British Ambassador on Thai democracy and human rights

Since the coup d’état on 22 May, while the human rights situation has deteriorated and Thai people have tried to voice their disapproval of the coup d’état in the face of suppression by the junta, the international community has played a role as a voice denouncing the military government and urging the junta to respect human rights. 
 
Britain is one of the countries with a clear stance toward the coup.  British Ambassador Mark Kent on 20 November met with Prime Minister Gen Prayut Chan-o-cha and urged him to fulfil his promise to restore democracy to Thailand by the end of 2015, and to maintain respect for human rights.
 
Ambassador Kent on 27 November visited Prachatai and discussed the role of the media during these hard times for human rights and media workers. On this occasion, Prachatai’s Thaweeporn Kummetha talked with the British Ambassador on his recent meeting with Prayut, Thai democracy and human rights. 
 
Mark Kent tells Prachatai about his meeting with Prime Minister Gen Prayut Chan-o-cha
 
We learned that you visited PM Prayut Chan-o-cha recently. How was the meeting? What did you talk about?
 
We had a frank exchange of views. I explained the position of the United Kingdom.
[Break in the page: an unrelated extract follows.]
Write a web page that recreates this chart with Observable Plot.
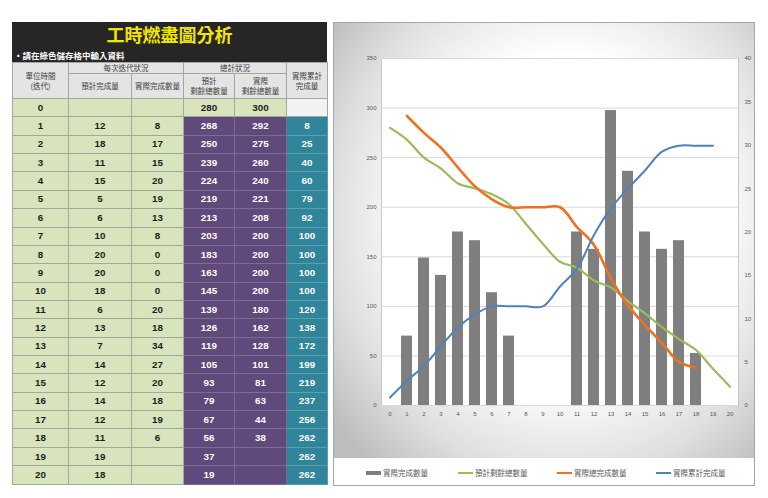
<!DOCTYPE html>
<html><head><meta charset="utf-8">
<script src="https://cdn.jsdelivr.net/npm/d3@7"></script>
<script src="https://cdn.jsdelivr.net/npm/@observablehq/plot@0.6"></script>
<style>
body{margin:0;background:#fff;width:768px;height:498px;position:relative;overflow:hidden;font-family:"Liberation Sans","Noto Sans CJK TC",sans-serif;}
#tbl{position:absolute;left:12px;top:22px;width:315px;}
#tbl .title{background:#262626;height:40px;position:relative;}
#tbl .title .t{position:absolute;left:0;right:0;top:0px;text-align:center;color:#f2e600;font:bold 18px "Noto Sans CJK TC",sans-serif;line-height:24px;}
#tbl .title .s{position:absolute;left:2px;top:27px;color:#fff;font:bold 8.5px "Noto Sans CJK TC",sans-serif;line-height:12px;}
table{border-collapse:collapse;table-layout:fixed;width:315px;}
td{border:1px solid #a3a89f;text-align:center;font-weight:bold;font-size:9.8px;padding:0;line-height:10px;overflow:hidden;white-space:pre-line;}
tr.d{height:18.36px;}
td.h{background:#e4e4e4;color:#404040;font-weight:normal;font-size:7.5px;font-family:"Noto Sans CJK TC",sans-serif;line-height:10px;}
td.g{background:#d8e4bc;color:#1d1d1d;}
td.p{background:#5f4a7b;color:#fff;border-color:#7d6b94;}
td.c{background:#31859b;color:#fff;border-color:#5a9fb0;}
td.w{background:#f2f2f2;}
#chart{position:absolute;left:333px;top:22px;width:420px;height:462px;border:1px solid #a6a6a6;background:#fff;}
#plotwrap{position:absolute;left:0;top:0;width:420px;height:435px;background:radial-gradient(ellipse 70% 75% at 55% 45%, #ffffff 50%, #e0e0e0 78%, #bdbdbd 100%);}
#legend{position:absolute;left:0;top:440px;width:420px;height:20px;font:7.5px "Noto Sans CJK TC",sans-serif;color:#595959;}
#legend .it{position:absolute;top:4px;display:flex;align-items:center;white-space:nowrap;}
#legend svg{margin-right:2px;}
</style></head>
<body>
<div id="tbl"><div class="title"><div class="t"></div><div class="s"></div></div><table id="tt"></table></div>
<div id="chart"><div id="plotwrap"></div><div id="legend"></div></div>
<script>
const titleText = "工時燃盡圖分析";
const noteText = "•請在綠色儲存格中輸入資料";
const groupHeaders = ["每次迭代狀況", "總計狀況"];
const colHeaders = ["單位時間\n(迭代)", "預計完成量", "實際完成數量", "預計\n剩餘總數量", "實際\n剩餘總數量", "實際累計\n完成量"];
const iterations = [0,1,2,3,4,5,6,7,8,9,10,11,12,13,14,15,16,17,18,19,20];
const plannedDone = [null,12,18,11,15,5,6,10,20,20,18,6,13,7,14,12,14,12,11,19,18];
const actualDone = [null,8,17,15,20,19,13,8,0,0,0,20,18,34,27,20,18,19,6,null,null];
const plannedRemaining = [280,268,250,239,224,219,213,203,183,163,145,139,126,119,105,93,79,67,56,37,19];
const actualRemaining = [300,292,275,260,240,221,208,200,200,200,200,180,162,128,101,81,63,44,38,null,null];
const cumulativeDone = [null,8,25,40,60,79,92,100,100,100,100,120,138,172,199,219,237,256,262,262,262];
const seriesNames = ["實際完成數量", "預計剩餘總數量", "實際總完成數量", "實際累計完成量"];
const seriesColors = ["#7f7f7f", "#9bbb59", "#f0701e", "#4f81bd"];
const leftTicks = [0,50,100,150,200,250,300,350];
const rightTicks = [0,5,10,15,20,25,30,35,40];

// ---- table ----
document.querySelector("#tbl .t").textContent = titleText;
document.querySelector("#tbl .s").textContent = noteText;
const tt = document.getElementById("tt");
const colW = [56,63,52,51,52,41];
let html = "<colgroup>" + colW.map(w => `<col style="width:${w}px">`).join("") + "</colgroup>";
html += `<tr style="height:11px"><td class="h" rowspan="2">${colHeaders[0]}</td><td class="h" colspan="2">${groupHeaders[0]}</td><td class="h" colspan="2">${groupHeaders[1]}</td><td class="h" rowspan="2">${colHeaders[5]}</td></tr>`;
html += `<tr style="height:25px">${colHeaders.slice(1,5).map(h => `<td class="h">${h}</td>`).join("")}</tr>`;
const fmt = v => v == null ? "" : v;
iterations.forEach((it, i) => {
  const r0 = i === 0;
  html += `<tr class="d">` +
    `<td class="g">${it}</td>` +
    `<td class="g">${fmt(plannedDone[i])}</td>` +
    `<td class="g">${fmt(actualDone[i])}</td>` +
    `<td class="${r0 ? "g" : "p"}">${fmt(plannedRemaining[i])}</td>` +
    `<td class="${r0 ? "g" : "p"}">${fmt(actualRemaining[i])}</td>` +
    `<td class="${r0 ? "w" : "c"}">${fmt(cumulativeDone[i])}</td>` + "</tr>";
});
tt.innerHTML = html;

// ---- chart ----
const k = 350 / 40;
const bars = iterations.map((x, i) => ({x, v: actualDone[i]})).filter(d => d.v != null);
const green = iterations.map((x, i) => ({x, v: plannedRemaining[i]}));
const orange = iterations.map((x, i) => ({x, v: actualRemaining[i]})).filter(d => d.x >= 1 && d.v != null);
const blue = iterations.map((x, i) => ({x: x - 1, v: cumulativeDone[i]})).filter(d => d.v != null);

const chart = Plot.plot({
  width: 420, height: 435,
  marginLeft: 47, marginRight: 16, marginTop: 35, marginBottom: 53,
  style: {background: "transparent", fontSize: "6px", color: "#595959", fontFamily: "Liberation Sans, sans-serif"},
  x: {type: "band", domain: iterations, paddingInner: 0.35, paddingOuter: 0.175, label: null},
  y: {domain: [0, 350], label: null},
  marks: [
    Plot.frame({fill: "white", stroke: "#c8c8c8"}),
    Plot.gridY(leftTicks, {stroke: "#d9d9d9", strokeOpacity: 1}),
    Plot.axisY(leftTicks, {anchor: "left", tickSize: 0, tickPadding: 5, label: null}),
    Plot.axisY(rightTicks.map(v => v * k), {anchor: "right", tickSize: 0, tickPadding: 6, label: null, tickFormat: d => Math.round(d / k)}),
    Plot.axisX({tickSize: 0, tickPadding: 6, label: null}),
    Plot.barY(bars, {x: "x", y: d => d.v * k, fill: seriesColors[0]}),
    Plot.line(green, {x: "x", y: "v", stroke: seriesColors[1], strokeWidth: 2.2, curve: "catmull-rom"}),
    Plot.line(orange, {x: "x", y: "v", stroke: seriesColors[2], strokeWidth: 2.6, curve: "catmull-rom"}),
    Plot.line(blue, {x: "x", y: "v", stroke: seriesColors[3], strokeWidth: 2, curve: "catmull-rom"})
  ]
});
document.getElementById("plotwrap").appendChild(chart);

// ---- legend ----
const legendX = [32, 124, 223, 322];
const lg = document.getElementById("legend");
seriesNames.forEach((n, i) => {
  const d = document.createElement("div");
  d.className = "it";
  d.style.left = legendX[i] + "px";
  d.innerHTML = `<svg width="15" height="6"><line x1="0" x2="15" y1="3" y2="3" stroke="${seriesColors[i]}" stroke-width="${i === 0 ? 4 : 2}"/></svg><span>${n}</span>`;
  lg.appendChild(d);
});
</script>
</body></html>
He explained his views. We have a long-standing relationship with Thailand going back over 400 years. We are constitutional monarchies and have a good relationship also across society from the educational and academic sector, the private sector where we have lots of trade and investment with Thailand and tourism where we have many millions of tourists a year. So we have an interest in having a good relationship with Thailand and that includes having a frank exchange of views on how we see things and how we see the future of our relationship. From that perspective, it was a good meeting.
 
You also urged PM to restore democracy to Thailand by 2015. Why 2015?
 
Well, I mean, I think honestly it's not for us to dictate to Thailand
 
Thailand will take its own decisions, at its own cost, but I think for any society which continues developing, especially in this part of the world, which is a fast developing area -- you've got economic growth in countries of ASEAN, you've got the ASEAN Economic Community coming up -- a stable political background is very important. As Winston Churchill once said "Democracy is the worst type of governance, apart from all the others that have been tried." In other words, no democracy is perfect, but it is a system of governance where there is an opportunity for everybody to have a stake in the government of the country. Democracy is not just about elections. People should not just vote and wait every few years and that will roll over. Democracy is where the people's voice can be heard continuously and where the government is accountable to the people. That's why we see democracy as an important system of governance. 
 
Do you have any recommendations and concerns that you voiced to Prayut?
 
Well we talked about how the panel on reform is coming. Obviously I'm here talking to you ... the role of the academic community is important. If you're going to have a reform process, it's important that people can offer their views. It's a constructive spirit. So people can meet and talk about how they see things. And that will help in terms of reconciliation. You can't enforce consensus. You have to talk about people's interests and people's goals. The press and the media, the role of free media in society is very important -- absolutely important. This is what I personally believe a lot in because it's the free flow of information and ideas. When we look at the developed economies, a lot are knowledge-based economies. 
 
And also the role of media in holding power to account and fighting corruption is very important. Investigative journalism is very important. There is a lot of importance to the role the media can play in reform and development in any country. And we talked about, as I mentioned, that the international community constantly reports in respect of human rights -- the importance of free expression, freedom of assembly. These are not the concepts which are imposed externally on Thailand which signed up the Conventions of the United Nations. And these are global Conventions which come from the United Nations. It is important for us to see that it is going forward, that these rights and obligations are respected, as a friend and partner of Thailand.